The world tuned in as Orenthal James Simpson, Inmate Number 1027820 of the Nevada Department of Corrections, went before a parole board.
Simpson was granted parole and will be released from the Lovelock Correctional Center in Lovelock, Nevada on Oct. 1.
It was somewhat shocking that networks interrupted regular programming to cover the Juice’s parole hearing.
This wasn’t the same as the networks covering Deputy Attorney General Rod Rosenstein or Attorney General Jeff Sessions getting grilled by members of the Senate over the firing of former FBI Director James Comey.
Those Congressional hearings were serious events that the American people have a need to know about. Simpson’s parole hearing doesn’t quite have the same weight of Congressional hearings that may or may not implicate the President of the United States in some wrongdoing.
At the same time, people were really, really interested in it.
It was reminiscent of 23 years ago when Simpson was arrested for the murders of his ex-wife, Nicole Brown Simpsons, and her friend, Ronald Goldman. The so-called Trial of the Century was covered more extensively than the war in Bosnia and the Oklahoma City bombing by ABC, CBS, and NBC.
When Simpson was found not guilty, Black people celebrated. It wasn’t because of Simpson himself, who had long attempted to distance himself from the Black community at large. It wasn’t because we marveled at his gridiron prowess or loved his movies so much (Simpson was, at best, a C-list actor in terms of talent).
It was because Simpson had the sense (and pockets) to hire the late Johnnie Cochran.
Simpson is a Black man living in America, regardless of how much he tried to distance himself from his melanin. His murder trial became as much about race as it was about the two victims. For most of the country, the presumption of innocence turned into a presumption of guilt.
Cochran got Simpson an acquittal. It was one of the few times when a Black defendant went up against the American justice system and won. It was the first time I can remember Caucasians saying things about the American justice system that I heard coming from the mouths of African Americans my entire life.
Twenty-two years after Simpson’s acquittal, I could care less about Simpson’s parole. His conviction on kidnapping and armed robbery had much to do with his murder acquittal and I have a bridge in Brooklyn to sell to anyone who believes otherwise.
It’s because I understand today that it’s his fault he got locked up the second time around.
Instead of just living his life quietly somewhere, Simpson thought he could press his luck after the murder conviction. No amount of charisma was going to help him a second time around, especially since there’s a large segment of the population that believes he literally got away with murder.

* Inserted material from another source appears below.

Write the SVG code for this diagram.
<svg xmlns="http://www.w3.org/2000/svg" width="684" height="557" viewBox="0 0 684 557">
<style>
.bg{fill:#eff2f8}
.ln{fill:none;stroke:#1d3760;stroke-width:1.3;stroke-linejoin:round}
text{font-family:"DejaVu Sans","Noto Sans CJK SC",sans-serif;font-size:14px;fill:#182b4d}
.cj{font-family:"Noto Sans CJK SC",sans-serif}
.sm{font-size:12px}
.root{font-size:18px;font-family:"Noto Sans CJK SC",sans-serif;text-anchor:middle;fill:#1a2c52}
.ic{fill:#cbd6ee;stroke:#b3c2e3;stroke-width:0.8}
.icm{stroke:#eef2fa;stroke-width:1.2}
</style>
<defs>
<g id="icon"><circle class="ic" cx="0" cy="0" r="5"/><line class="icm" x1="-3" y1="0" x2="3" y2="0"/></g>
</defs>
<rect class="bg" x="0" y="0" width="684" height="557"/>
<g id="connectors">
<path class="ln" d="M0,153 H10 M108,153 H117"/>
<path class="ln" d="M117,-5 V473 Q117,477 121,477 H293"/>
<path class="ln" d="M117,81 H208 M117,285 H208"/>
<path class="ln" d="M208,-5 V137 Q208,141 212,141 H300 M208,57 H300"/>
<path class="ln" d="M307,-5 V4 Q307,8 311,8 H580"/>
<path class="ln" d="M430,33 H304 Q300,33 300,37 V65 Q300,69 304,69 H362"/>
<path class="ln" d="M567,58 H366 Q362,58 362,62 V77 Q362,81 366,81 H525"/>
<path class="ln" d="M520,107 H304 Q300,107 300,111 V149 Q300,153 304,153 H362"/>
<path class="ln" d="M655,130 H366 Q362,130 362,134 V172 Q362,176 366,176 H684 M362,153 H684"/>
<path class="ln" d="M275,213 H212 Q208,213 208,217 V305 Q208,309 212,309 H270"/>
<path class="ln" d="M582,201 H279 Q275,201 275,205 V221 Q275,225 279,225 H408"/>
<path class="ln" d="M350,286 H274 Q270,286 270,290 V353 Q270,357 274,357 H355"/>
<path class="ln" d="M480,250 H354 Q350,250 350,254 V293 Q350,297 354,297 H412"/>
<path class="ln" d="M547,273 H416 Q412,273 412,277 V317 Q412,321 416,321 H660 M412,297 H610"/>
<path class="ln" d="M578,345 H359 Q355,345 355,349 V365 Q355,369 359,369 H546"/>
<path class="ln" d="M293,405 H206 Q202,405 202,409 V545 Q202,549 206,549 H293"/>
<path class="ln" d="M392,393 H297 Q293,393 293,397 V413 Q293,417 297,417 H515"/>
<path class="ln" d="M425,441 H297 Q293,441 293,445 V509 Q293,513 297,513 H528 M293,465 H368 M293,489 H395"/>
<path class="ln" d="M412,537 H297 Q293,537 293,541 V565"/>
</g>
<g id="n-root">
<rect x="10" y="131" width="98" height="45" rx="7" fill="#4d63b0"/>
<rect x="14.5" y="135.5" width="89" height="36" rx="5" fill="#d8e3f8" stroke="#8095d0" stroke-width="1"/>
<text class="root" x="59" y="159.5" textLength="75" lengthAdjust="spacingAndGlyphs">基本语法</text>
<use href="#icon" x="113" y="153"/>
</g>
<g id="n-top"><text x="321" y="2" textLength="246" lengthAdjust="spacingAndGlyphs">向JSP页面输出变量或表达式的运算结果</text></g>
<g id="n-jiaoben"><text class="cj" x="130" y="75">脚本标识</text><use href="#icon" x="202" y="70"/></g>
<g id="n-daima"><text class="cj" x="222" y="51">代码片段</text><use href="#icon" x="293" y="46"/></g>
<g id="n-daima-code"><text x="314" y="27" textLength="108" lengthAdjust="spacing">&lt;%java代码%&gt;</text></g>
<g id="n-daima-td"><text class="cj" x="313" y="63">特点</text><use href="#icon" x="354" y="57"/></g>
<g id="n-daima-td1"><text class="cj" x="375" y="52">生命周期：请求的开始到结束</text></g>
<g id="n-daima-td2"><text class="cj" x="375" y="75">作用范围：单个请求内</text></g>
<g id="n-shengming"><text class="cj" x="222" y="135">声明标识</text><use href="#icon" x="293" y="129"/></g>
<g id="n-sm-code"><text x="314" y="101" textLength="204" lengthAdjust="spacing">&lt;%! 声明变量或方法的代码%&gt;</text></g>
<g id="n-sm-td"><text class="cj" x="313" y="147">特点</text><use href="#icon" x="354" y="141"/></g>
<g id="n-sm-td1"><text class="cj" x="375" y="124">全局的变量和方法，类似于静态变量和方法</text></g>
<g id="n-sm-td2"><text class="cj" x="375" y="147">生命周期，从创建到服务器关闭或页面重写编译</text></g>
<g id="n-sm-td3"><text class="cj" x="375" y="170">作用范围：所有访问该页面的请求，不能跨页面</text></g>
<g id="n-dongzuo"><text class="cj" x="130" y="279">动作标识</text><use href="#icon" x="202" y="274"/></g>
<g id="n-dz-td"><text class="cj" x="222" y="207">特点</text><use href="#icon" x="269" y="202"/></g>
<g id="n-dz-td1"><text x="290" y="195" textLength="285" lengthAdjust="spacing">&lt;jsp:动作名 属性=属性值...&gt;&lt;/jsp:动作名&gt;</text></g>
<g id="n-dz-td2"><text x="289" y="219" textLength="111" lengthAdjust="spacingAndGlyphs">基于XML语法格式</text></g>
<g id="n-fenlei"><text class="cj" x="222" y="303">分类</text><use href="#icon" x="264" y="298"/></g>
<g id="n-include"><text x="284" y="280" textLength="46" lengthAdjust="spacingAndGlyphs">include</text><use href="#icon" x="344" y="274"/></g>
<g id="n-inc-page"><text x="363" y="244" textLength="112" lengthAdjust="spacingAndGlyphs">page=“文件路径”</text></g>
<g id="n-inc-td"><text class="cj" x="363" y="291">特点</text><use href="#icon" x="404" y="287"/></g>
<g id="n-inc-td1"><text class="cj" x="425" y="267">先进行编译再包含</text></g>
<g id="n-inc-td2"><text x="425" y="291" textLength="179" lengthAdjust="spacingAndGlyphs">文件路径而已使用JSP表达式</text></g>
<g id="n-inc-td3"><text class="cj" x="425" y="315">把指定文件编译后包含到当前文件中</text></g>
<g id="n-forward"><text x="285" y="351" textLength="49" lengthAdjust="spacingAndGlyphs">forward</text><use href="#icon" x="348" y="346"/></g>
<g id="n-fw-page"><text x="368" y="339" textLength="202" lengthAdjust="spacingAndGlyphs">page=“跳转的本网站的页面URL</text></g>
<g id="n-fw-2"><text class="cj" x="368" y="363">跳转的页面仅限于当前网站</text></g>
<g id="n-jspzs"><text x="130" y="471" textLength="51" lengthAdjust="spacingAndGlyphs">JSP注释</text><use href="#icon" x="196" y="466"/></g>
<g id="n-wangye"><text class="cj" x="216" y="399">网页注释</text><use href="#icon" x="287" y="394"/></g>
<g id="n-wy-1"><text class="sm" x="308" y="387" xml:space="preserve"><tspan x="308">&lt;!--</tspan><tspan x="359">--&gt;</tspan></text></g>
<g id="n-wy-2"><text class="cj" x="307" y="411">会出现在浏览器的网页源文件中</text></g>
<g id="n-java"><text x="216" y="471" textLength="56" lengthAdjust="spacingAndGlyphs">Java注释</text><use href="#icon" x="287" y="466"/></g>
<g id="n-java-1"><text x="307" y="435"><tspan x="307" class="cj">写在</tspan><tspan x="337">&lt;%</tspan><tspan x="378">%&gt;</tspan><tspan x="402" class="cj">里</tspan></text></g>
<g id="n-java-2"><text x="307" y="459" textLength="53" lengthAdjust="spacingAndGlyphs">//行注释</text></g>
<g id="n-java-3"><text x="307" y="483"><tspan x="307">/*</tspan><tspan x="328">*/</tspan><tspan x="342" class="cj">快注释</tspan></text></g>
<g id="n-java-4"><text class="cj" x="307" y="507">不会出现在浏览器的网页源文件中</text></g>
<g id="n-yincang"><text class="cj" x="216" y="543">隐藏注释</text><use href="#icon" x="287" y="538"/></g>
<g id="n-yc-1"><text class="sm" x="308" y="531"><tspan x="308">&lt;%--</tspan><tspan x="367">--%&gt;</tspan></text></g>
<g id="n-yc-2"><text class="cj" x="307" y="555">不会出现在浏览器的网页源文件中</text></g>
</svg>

It’s because I’m not that same college student who foolishly believed that Simpson’s murder acquittal was somehow a victory for the race as a whole.
He did everything in his power to distance himself from me and everyone who looks like me. No one says he has to think a certain way or believe in certain things because his skin is brown. At the same time, he doesn’t deserve my allegiance just because he had the bankroll to hire some damn good lawyers.

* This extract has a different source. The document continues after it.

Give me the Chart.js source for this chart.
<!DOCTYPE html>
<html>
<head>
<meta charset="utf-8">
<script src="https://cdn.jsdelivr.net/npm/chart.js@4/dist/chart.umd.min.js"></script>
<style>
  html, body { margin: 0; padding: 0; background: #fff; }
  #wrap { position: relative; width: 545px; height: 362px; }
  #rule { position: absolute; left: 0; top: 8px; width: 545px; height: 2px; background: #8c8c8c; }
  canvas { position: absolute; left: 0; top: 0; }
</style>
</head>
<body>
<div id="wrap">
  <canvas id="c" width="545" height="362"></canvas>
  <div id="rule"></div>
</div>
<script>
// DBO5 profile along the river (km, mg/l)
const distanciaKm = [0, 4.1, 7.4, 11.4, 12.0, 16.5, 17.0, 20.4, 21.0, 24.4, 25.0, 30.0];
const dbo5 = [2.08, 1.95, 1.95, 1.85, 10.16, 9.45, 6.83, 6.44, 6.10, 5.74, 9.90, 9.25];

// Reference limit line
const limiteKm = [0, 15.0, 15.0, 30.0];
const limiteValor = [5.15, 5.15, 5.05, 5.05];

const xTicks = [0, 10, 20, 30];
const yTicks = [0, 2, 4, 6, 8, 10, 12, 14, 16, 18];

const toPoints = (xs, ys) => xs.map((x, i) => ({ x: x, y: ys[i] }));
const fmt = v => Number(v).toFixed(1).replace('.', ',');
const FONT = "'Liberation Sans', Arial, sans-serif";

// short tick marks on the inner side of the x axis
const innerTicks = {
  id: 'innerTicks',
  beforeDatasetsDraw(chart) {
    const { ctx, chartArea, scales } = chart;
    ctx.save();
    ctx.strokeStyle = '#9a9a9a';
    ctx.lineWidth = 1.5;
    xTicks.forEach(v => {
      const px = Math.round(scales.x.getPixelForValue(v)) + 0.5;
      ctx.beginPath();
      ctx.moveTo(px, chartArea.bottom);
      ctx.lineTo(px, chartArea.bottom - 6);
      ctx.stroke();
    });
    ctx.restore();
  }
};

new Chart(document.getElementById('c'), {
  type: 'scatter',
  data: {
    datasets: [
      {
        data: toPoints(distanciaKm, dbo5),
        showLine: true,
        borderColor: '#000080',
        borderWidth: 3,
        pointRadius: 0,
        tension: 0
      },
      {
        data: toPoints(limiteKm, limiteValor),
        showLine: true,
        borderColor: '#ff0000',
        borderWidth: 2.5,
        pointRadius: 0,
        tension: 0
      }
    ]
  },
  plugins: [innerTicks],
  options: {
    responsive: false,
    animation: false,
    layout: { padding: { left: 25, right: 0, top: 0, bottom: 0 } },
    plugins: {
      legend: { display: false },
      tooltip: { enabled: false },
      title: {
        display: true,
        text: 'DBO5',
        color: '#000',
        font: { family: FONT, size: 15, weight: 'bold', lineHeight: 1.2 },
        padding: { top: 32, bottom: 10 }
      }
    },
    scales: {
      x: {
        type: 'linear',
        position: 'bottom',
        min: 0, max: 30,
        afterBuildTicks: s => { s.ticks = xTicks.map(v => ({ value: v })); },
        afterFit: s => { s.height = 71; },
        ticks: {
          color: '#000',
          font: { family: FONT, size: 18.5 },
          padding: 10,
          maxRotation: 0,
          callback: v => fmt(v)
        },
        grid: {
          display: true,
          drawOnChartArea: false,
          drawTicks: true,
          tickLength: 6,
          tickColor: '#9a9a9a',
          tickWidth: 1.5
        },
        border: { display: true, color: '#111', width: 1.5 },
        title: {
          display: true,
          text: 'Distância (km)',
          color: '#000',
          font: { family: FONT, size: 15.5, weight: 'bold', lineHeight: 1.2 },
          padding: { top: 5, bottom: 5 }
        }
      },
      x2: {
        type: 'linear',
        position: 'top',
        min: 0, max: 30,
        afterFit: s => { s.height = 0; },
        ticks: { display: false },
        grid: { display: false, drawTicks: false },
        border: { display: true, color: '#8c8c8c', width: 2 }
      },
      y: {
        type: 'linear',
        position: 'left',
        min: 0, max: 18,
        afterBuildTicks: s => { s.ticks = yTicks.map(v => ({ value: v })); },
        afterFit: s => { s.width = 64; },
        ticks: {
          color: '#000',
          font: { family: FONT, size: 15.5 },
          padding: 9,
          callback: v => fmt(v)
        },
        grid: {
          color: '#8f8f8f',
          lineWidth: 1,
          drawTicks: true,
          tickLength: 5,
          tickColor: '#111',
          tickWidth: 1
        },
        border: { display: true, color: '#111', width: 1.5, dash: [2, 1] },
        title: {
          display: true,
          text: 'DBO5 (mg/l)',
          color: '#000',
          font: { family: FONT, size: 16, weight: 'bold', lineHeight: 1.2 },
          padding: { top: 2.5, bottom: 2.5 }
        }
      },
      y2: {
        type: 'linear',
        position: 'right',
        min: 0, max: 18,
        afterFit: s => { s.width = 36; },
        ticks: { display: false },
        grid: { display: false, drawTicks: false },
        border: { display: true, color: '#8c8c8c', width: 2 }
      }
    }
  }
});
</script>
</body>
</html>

I don’t care about his parole. I also don’t care about where he will live when he gets released, the restrictions that will be placed upon him, or what he will do for money.
There are more important things for me to devote my thoughts to, more pressing issues than what this former NFL player/actor will do with his life. This ambivalence sounds cold but there’s a science to it.
My life will go on whether or not Simpson got paroled. The things I have to deal with will not change one iota when he’s released in a little more than two months.
I also don’t want to deal with the spectacle that will most certainly take place when Simpson is released.
His murder trial was the most sensational news event of my lifetime and it was covered without cell phones, tablets, and social media. Now that all these methods are available, his release will take time away from stories that actually matter.
And I still won’t give a damn…but recognize much of the public doesn’t share my sentiment.